The "c_v" coherence method drags a sliding window across all documents in the corpus to accumulate co-occurrence statistics. Similarity is calculated using normalized pointwise mutual information (PMI) values estimated from these statistics. More specifically, each word is represented by a vector of its NPMI with every other word in its top-N topic list. These vectors are then used to compute (cosine) similarity between words. The restriction to the other words in the top-N list was found to produce better results than using the entire vocabulary and other methods of reducing the vocabulary (see section 3.2.2 of http://www.aclweb.org/anthology/W13-0102).

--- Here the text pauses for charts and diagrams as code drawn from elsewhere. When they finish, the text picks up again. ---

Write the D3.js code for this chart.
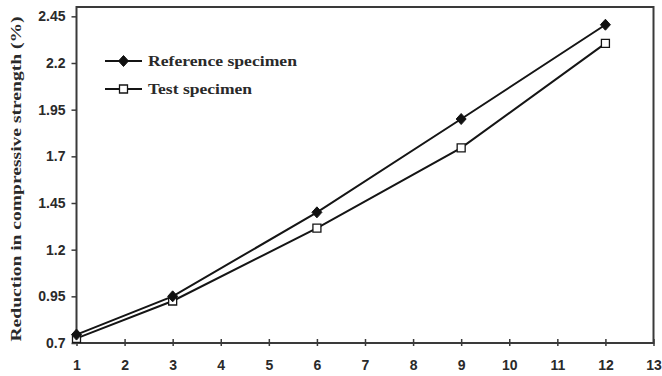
<!DOCTYPE html>
<html>
<head>
<meta charset="utf-8">
<script src="https://cdn.jsdelivr.net/npm/d3@7"></script>
<style>
  html, body { margin: 0; padding: 0; background: #fff; }
  svg { display: block; }
</style>
</head>
<body>
<svg id="chart" width="662" height="376"></svg>
<script>
// Exposure period (x) and reduction in compressive strength (%) per specimen type
const periods = [1, 3, 6, 9, 12];
const referenceValues = [0.745, 0.95, 1.40, 1.90, 2.405];
const testValues = [0.725, 0.925, 1.315, 1.745, 2.305];
const xTicks = [1, 2, 3, 4, 5, 6, 7, 8, 9, 10, 11, 12, 13];
const yTicks = [0.7, 0.95, 1.2, 1.45, 1.7, 1.95, 2.2, 2.45];
const seriesNames = ["Reference specimen", "Test specimen"];

const svg = d3.select("#chart");
const m = { left: 76.5, right: 653.5, top: 7, bottom: 343 };

const x = d3.scaleLinear().domain([1, 13]).range([m.left, m.right]);
const y = d3.scaleLinear().domain([0.7, 2.5]).range([m.bottom, m.top]);

const axisColor = "#3a3a3a";
const textColor = "#2a2a2a";

// Plot frame
svg.append("rect")
  .attr("x", m.left).attr("y", m.top)
  .attr("width", m.right - m.left).attr("height", m.bottom - m.top)
  .attr("fill", "none").attr("stroke", axisColor).attr("stroke-width", 2);

// Y axis (ticks outside)
const yAxis = svg.append("g")
  .attr("transform", `translate(${m.left},0)`)
  .call(d3.axisLeft(y).tickValues(yTicks).tickSize(5).tickPadding(6)
    .tickFormat(d => String(+d.toFixed(2))));
yAxis.select(".domain").remove();
yAxis.selectAll(".tick line").attr("stroke", axisColor).attr("stroke-width", 1.5);
yAxis.selectAll(".tick text")
  .attr("fill", textColor)
  .style("font-family", "'Liberation Sans', Arial, sans-serif")
  .style("font-weight", "bold")
  .style("font-size", "14px");

// X axis (ticks crossing the line)
const xAxis = svg.append("g")
  .attr("transform", `translate(0,${m.bottom})`)
  .call(d3.axisBottom(x).tickValues(xTicks).tickSize(0).tickPadding(17)
    .tickFormat(d3.format("d")));
xAxis.select(".domain").remove();
xAxis.selectAll(".tick").append("line")
  .attr("y1", -4).attr("y2", 3)
  .attr("stroke", axisColor).attr("stroke-width", 1.5);
xAxis.selectAll(".tick text")
  .attr("fill", textColor)
  .style("font-family", "'Liberation Sans', Arial, sans-serif")
  .style("font-weight", "bold")
  .style("font-size", "14px");

// Y axis title
svg.append("text")
  .attr("transform", `translate(21,${(m.top + m.bottom) / 2 + 4}) rotate(-90)`)
  .attr("text-anchor", "middle")
  .attr("textLength", 325)
  .attr("lengthAdjust", "spacingAndGlyphs")
  .attr("fill", textColor)
  .style("font-family", "'Liberation Serif', 'Times New Roman', serif")
  .style("font-weight", "bold")
  .style("font-size", "15px")
  .text("Reduction in compressive strength (%)");

const line = d3.line().x(d => x(d[0])).y(d => y(d[1]));
const lineColor = "#151515";

function drawSeries(values, marker) {
  const pts = periods.map((p, i) => [p, values[i]]);
  svg.append("path")
    .datum(pts)
    .attr("d", line)
    .attr("fill", "none")
    .attr("stroke", lineColor)
    .attr("stroke-width", 2);
  svg.selectAll(null).data(pts).enter().append("path")
    .attr("transform", d => `translate(${x(d[0])},${y(d[1])})`)
    .attr("d", marker.path)
    .attr("fill", marker.fill)
    .attr("stroke", lineColor)
    .attr("stroke-width", marker.sw);
}

const diamond = { path: "M0,-5.5L5,0L0,5.5L-5,0Z", fill: "#111", sw: 1 };
const square = { path: "M-4,-4H4V4H-4Z", fill: "#fff", sw: 1.3 };

drawSeries(testValues, square);
drawSeries(referenceValues, diamond);

// Legend
const legend = [
  { name: seriesNames[0], marker: diamond, y: 61, len: 149 },
  { name: seriesNames[1], marker: square, y: 89, len: 104 }
];
legend.forEach(l => {
  svg.append("line")
    .attr("x1", 105).attr("x2", 142).attr("y1", l.y).attr("y2", l.y)
    .attr("stroke", lineColor).attr("stroke-width", 2);
  svg.append("path")
    .attr("transform", `translate(123.5,${l.y})`)
    .attr("d", l.marker.path)
    .attr("fill", l.marker.fill)
    .attr("stroke", lineColor)
    .attr("stroke-width", l.marker.sw);
  svg.append("text")
    .attr("x", 148).attr("y", l.y + 5)
    .attr("textLength", l.len)
    .attr("lengthAdjust", "spacingAndGlyphs")
    .attr("fill", textColor)
    .style("font-family", "'Liberation Serif', 'Times New Roman', serif")
    .style("font-weight", "bold")
    .style("font-size", "15px")
    .text(l.name);
});
</script>
</body>
</html>
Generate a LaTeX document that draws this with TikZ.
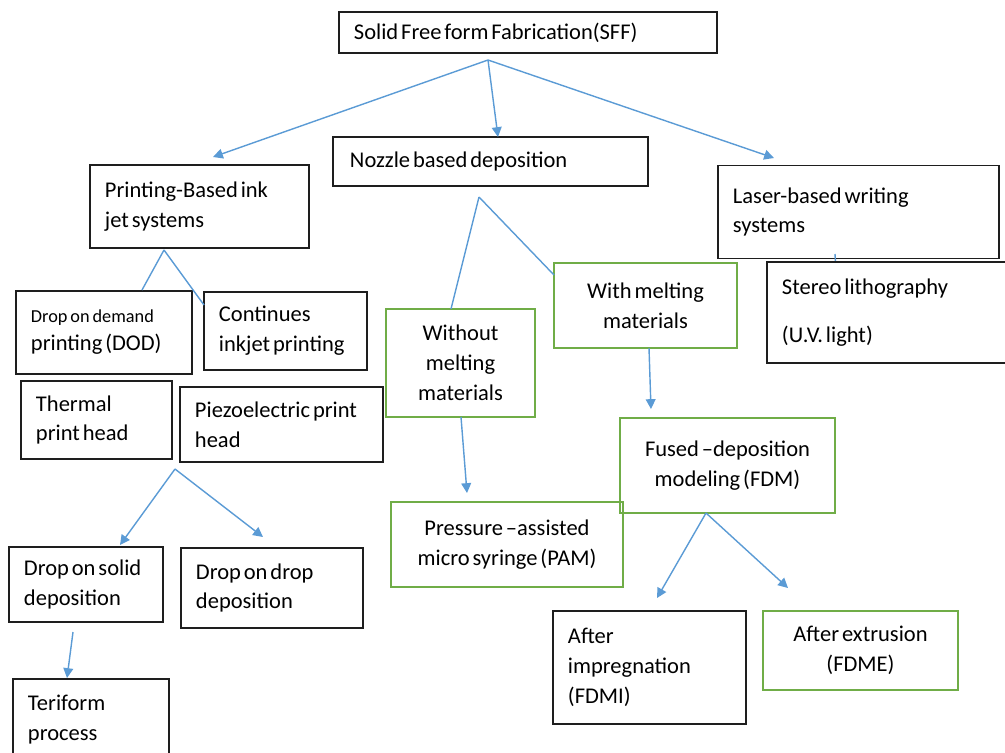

The fact that a reduced space is superior for these metrics indicates there is noise getting in the way. The "c_v" method can be seen as constructing an NPMI matrix between words. The vector of NPMI values for a particular word can then be looked up by indexing the row or column corresponding to that word's Dictionary
ID. The reduction to the "topic word space" can then be achieved by using a mask to select out the top-N topic words. If we are constructing an NPMI matrix between words, then discarding some elements to reduce noise, why not factorize the matrix instead? Dimensionality reduction techniques such as SVD do a great job of reducing noise along with dimensionality, while also providing a compressed representation to work with.
Recent work has shown that Word2Vec (trained with Skip-Gram Negative Sampling (SGNS)) is actually implicitly factorizing a PMI matrix shifted by a positive constant. A subsequent paper compared Word2Vec to a few different PMI-based metrics and showed that it found coherence values that correlated more strongly with human judgements.